Paste a second paper down on the glue line and you will have created a large enough surface to construct the project on.


Glue the backs of the flowers.


Stick these down on the paper. The kids had different ideas than mine for their layout and gave them free reign with it.


I then used a paint marker to draw the stems, leaves and grass, as I wanted to introduce the kids to this medium. Feel free to use koki's, markers, crayons or even pencils to do this.


This step is optional, but great fun if you can manage it. I used some embossing plates to create texture to the coloring. If you do not have embossing plates, you can achieve similar results by placing the paper on rough wood or any other grainy surface.


A normal coloring pencil brings out the embossed image from the back.


The background has now been prepared for the bugs.


Glue the backs of the bugs.


Stick them down in the garden to complete the project.

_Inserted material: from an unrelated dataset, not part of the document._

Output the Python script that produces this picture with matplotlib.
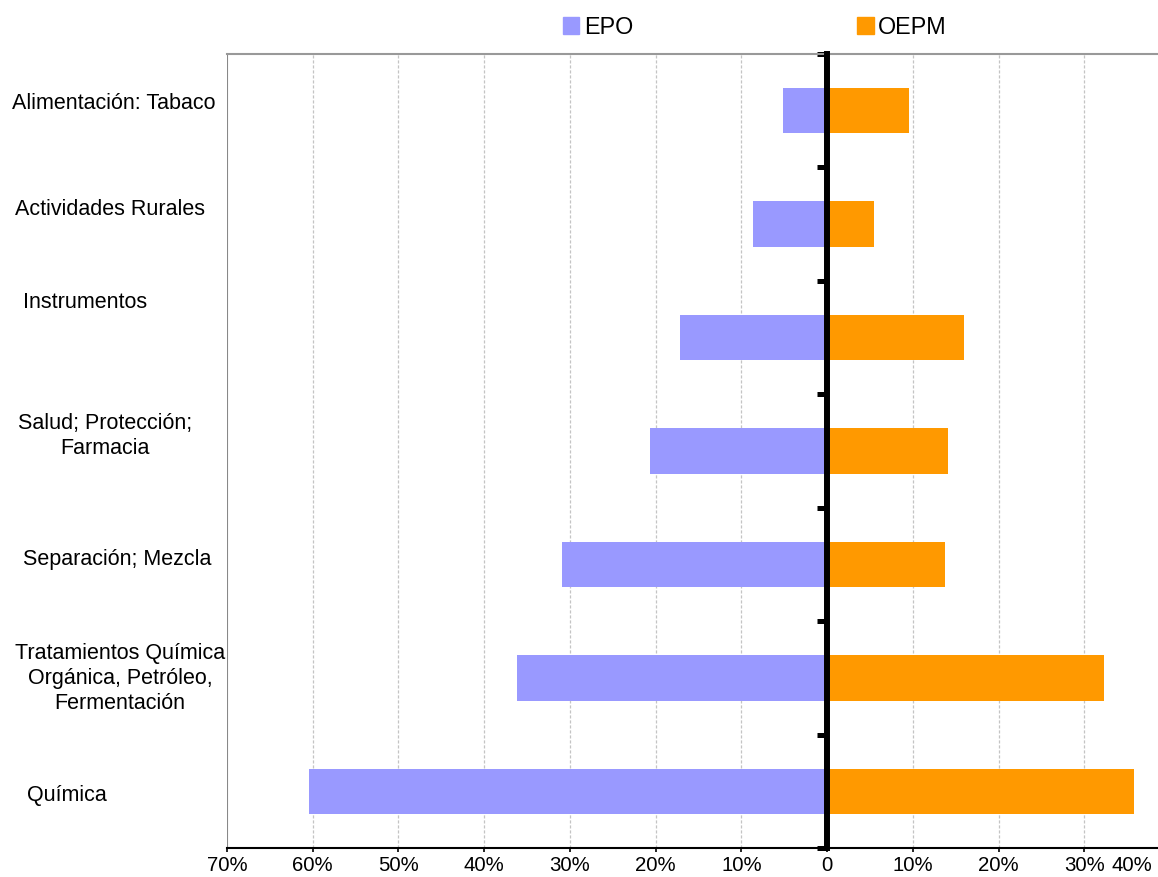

With the example done, it was time to call the kids over and they had loads of fun painting the bugs.


They loved drawing the faces with the markers.


This little one could not care less about the flower heads at the top of her page. She loves drawing flowers and insisted on doing so.


They then discovered the battery operated sharpener and for a while the art was forgotten as they had too much fun sharpening the pencils.


Pride!



"Anything you can do, I can do better!"